■ LISTED ENTRIES
┏━━

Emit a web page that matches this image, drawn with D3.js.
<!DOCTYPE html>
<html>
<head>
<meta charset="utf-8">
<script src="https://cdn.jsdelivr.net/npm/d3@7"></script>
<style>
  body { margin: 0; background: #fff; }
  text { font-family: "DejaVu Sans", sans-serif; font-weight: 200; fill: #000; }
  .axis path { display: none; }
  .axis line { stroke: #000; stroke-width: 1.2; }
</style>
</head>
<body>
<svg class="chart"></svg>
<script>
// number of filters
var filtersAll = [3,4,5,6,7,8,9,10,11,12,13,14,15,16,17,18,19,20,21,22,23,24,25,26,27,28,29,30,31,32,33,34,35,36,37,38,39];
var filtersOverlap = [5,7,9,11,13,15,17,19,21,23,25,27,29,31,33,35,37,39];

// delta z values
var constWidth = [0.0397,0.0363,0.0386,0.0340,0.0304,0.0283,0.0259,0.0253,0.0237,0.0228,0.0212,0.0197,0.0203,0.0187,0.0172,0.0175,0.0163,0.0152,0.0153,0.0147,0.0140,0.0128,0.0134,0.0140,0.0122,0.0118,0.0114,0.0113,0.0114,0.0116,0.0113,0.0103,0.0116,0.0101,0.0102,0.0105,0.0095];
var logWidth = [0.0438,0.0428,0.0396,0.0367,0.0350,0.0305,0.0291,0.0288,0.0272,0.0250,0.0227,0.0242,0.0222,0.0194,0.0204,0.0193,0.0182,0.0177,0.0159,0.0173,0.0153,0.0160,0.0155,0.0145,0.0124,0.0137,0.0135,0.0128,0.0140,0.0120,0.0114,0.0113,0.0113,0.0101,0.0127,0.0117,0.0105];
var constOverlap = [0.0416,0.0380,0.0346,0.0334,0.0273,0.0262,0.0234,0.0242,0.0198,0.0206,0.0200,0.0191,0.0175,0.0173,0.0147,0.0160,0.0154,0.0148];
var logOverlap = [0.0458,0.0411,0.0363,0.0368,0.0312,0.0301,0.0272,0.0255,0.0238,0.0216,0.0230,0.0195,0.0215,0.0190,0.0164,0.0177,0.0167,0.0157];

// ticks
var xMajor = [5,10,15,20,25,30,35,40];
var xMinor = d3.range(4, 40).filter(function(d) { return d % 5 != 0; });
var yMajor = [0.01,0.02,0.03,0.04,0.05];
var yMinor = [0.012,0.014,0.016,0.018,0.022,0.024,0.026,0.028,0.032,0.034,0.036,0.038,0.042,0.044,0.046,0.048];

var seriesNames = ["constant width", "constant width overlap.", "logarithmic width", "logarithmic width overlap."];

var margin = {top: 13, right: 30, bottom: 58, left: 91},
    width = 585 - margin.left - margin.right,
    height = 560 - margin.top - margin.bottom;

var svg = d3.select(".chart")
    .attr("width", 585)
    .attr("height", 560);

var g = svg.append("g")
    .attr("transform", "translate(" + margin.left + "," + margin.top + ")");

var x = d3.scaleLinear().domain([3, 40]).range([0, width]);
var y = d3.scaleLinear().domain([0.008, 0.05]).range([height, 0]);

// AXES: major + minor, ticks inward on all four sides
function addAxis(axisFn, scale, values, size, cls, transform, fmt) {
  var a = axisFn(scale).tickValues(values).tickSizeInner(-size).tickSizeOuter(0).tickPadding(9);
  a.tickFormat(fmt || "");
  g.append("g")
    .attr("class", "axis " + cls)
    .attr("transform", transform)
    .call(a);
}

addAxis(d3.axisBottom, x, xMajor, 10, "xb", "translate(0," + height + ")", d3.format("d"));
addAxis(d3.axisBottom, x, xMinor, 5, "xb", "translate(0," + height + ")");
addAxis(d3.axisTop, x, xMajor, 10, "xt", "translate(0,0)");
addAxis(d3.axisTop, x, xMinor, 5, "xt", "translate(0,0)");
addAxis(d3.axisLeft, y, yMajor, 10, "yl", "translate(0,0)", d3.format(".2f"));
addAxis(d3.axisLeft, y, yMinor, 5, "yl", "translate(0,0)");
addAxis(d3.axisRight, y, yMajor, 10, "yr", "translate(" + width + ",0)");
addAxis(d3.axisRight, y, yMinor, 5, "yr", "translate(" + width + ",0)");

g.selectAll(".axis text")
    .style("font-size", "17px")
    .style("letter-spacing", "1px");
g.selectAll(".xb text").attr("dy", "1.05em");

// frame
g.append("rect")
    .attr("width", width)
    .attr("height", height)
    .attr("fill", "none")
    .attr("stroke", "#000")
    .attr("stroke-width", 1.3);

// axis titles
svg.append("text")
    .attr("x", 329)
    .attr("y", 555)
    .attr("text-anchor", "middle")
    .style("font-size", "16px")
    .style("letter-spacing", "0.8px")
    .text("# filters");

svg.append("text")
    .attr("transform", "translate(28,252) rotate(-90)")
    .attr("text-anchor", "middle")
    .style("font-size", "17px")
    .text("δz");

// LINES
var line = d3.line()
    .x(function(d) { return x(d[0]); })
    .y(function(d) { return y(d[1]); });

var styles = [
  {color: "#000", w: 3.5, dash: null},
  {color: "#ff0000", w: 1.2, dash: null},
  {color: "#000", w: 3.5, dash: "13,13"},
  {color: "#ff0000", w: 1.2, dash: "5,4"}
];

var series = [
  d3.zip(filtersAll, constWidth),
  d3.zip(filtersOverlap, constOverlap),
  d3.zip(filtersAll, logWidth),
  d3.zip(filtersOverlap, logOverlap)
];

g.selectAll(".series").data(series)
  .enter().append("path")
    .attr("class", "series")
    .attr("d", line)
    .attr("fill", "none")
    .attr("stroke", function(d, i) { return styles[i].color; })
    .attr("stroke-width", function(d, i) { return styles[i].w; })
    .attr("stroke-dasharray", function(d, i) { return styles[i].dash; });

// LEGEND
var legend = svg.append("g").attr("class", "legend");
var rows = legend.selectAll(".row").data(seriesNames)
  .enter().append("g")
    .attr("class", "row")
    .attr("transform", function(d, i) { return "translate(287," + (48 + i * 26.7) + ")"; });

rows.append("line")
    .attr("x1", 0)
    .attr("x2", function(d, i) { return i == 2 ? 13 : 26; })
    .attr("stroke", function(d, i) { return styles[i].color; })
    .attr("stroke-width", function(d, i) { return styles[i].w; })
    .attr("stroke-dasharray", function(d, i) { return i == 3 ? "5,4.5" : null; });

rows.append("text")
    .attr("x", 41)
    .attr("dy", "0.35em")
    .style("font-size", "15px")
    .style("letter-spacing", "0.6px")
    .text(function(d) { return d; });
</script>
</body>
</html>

┗━━
┏━━

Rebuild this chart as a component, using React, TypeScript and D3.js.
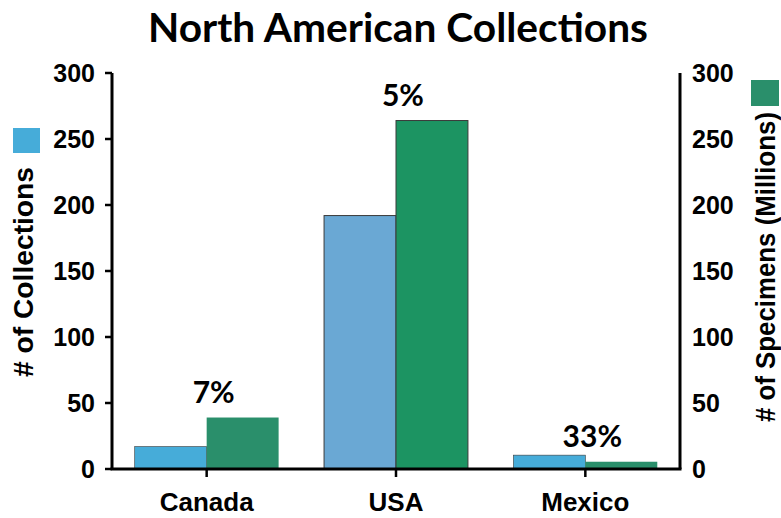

┗━━
┏━━

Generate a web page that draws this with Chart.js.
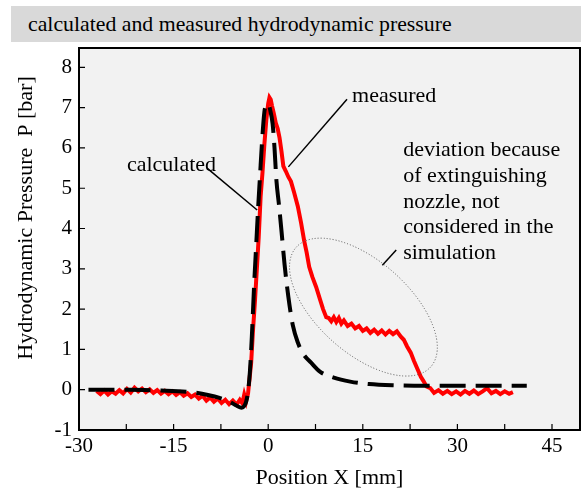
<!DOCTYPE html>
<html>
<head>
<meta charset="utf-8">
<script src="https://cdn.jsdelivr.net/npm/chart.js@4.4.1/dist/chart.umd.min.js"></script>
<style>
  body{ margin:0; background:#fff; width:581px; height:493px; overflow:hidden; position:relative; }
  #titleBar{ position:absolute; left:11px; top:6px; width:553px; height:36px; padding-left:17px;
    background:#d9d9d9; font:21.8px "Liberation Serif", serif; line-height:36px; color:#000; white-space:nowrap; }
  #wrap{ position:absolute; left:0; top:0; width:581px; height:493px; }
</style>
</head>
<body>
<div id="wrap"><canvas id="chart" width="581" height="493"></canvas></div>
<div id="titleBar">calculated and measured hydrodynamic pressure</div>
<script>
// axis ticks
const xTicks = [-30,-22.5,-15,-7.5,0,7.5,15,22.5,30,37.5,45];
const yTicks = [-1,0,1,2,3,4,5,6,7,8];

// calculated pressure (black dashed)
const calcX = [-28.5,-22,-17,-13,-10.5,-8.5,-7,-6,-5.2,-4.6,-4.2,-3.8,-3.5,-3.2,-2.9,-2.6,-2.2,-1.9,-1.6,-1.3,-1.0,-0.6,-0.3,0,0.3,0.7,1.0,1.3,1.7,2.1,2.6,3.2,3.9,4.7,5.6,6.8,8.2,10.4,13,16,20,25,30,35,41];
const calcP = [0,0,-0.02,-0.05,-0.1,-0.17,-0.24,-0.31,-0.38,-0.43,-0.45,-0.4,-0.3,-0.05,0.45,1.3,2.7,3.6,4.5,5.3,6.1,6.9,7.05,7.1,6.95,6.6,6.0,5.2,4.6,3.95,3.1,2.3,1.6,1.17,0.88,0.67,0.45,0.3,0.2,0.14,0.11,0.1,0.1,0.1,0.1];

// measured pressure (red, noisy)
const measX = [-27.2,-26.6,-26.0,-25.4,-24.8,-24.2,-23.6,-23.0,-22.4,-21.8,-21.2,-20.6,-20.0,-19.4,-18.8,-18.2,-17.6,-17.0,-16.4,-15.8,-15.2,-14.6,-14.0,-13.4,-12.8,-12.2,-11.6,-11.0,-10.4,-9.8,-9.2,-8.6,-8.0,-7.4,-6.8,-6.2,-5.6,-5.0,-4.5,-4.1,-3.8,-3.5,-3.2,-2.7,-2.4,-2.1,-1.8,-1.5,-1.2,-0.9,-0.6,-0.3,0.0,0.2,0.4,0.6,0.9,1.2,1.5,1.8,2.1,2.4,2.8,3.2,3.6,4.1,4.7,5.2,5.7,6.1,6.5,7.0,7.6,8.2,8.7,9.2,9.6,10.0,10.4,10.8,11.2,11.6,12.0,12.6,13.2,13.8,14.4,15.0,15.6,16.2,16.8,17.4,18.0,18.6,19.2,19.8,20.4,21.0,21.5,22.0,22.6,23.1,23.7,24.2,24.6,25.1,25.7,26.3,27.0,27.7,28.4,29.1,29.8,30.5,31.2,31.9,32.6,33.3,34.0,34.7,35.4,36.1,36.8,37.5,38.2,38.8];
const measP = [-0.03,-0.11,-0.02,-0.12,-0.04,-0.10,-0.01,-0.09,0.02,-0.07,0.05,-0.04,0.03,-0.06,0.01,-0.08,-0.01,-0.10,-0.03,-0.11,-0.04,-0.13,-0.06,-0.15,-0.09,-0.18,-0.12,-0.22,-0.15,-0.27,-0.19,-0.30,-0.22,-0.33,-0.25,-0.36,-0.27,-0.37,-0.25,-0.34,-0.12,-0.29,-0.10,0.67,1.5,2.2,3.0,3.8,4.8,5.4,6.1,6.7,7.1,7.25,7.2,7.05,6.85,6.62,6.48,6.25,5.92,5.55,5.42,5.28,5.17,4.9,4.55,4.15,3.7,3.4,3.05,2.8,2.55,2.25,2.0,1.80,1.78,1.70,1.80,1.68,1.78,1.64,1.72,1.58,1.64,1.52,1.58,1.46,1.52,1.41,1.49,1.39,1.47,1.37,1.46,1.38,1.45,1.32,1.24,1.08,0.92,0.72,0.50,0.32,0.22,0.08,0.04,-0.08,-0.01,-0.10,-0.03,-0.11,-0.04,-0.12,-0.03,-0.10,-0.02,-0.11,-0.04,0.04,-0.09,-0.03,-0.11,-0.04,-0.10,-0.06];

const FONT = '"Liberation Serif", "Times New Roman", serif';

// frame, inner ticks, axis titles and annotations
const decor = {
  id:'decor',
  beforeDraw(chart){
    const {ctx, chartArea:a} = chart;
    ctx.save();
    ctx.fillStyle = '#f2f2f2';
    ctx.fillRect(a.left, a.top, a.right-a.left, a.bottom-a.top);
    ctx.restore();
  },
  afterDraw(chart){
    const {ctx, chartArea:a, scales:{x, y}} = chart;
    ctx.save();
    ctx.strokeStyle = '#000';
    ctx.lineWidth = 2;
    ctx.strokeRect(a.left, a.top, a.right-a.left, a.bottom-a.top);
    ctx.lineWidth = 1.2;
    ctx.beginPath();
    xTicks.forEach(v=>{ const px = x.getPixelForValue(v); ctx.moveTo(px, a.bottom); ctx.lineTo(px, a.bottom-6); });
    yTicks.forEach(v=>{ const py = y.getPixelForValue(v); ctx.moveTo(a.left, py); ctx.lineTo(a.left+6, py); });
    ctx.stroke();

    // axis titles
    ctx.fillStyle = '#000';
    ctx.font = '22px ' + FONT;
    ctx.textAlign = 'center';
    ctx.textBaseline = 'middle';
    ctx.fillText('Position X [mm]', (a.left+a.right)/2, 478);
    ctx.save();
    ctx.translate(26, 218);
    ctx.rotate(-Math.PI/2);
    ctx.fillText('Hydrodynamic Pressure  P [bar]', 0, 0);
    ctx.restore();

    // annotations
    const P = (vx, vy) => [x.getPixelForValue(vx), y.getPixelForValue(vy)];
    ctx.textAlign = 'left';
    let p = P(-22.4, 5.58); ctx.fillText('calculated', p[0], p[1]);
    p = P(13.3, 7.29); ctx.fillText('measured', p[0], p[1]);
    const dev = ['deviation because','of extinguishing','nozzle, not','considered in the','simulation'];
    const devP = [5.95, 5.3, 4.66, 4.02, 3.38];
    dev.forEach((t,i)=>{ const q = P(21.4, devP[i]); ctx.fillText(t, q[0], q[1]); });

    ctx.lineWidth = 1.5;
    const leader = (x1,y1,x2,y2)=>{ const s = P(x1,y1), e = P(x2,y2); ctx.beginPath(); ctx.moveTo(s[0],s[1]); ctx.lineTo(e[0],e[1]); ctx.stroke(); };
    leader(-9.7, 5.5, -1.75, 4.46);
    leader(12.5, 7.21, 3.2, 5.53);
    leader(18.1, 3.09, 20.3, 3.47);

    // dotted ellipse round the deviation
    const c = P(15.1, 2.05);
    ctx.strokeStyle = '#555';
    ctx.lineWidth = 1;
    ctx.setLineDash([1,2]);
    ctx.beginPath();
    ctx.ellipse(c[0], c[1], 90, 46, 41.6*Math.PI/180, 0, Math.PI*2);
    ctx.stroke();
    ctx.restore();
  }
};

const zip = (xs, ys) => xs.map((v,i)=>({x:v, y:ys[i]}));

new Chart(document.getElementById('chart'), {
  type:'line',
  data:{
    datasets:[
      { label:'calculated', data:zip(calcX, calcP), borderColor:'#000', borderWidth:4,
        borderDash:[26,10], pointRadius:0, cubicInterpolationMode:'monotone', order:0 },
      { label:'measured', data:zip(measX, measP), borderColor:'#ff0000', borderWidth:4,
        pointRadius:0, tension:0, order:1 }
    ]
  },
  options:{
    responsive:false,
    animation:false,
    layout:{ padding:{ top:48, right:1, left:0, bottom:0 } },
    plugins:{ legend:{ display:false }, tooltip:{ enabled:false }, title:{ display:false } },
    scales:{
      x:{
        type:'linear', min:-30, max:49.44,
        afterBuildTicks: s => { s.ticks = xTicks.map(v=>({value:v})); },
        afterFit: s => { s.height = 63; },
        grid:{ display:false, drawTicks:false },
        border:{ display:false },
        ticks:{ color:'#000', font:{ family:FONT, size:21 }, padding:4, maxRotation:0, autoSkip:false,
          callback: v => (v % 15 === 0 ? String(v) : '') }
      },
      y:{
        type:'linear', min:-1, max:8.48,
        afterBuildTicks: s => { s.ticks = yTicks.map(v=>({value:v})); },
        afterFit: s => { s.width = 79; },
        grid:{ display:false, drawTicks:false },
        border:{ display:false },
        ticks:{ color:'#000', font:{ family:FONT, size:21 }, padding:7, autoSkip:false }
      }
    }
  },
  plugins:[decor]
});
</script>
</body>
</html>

┗━━

■ OBJECTIVE
Scan the records above for the string "with", then select every line that holds it.

■ EXERCISE RESPONSE
Emit a web page that matches this image, drawn with D3.js.
Generate a web page that draws this with Chart.js.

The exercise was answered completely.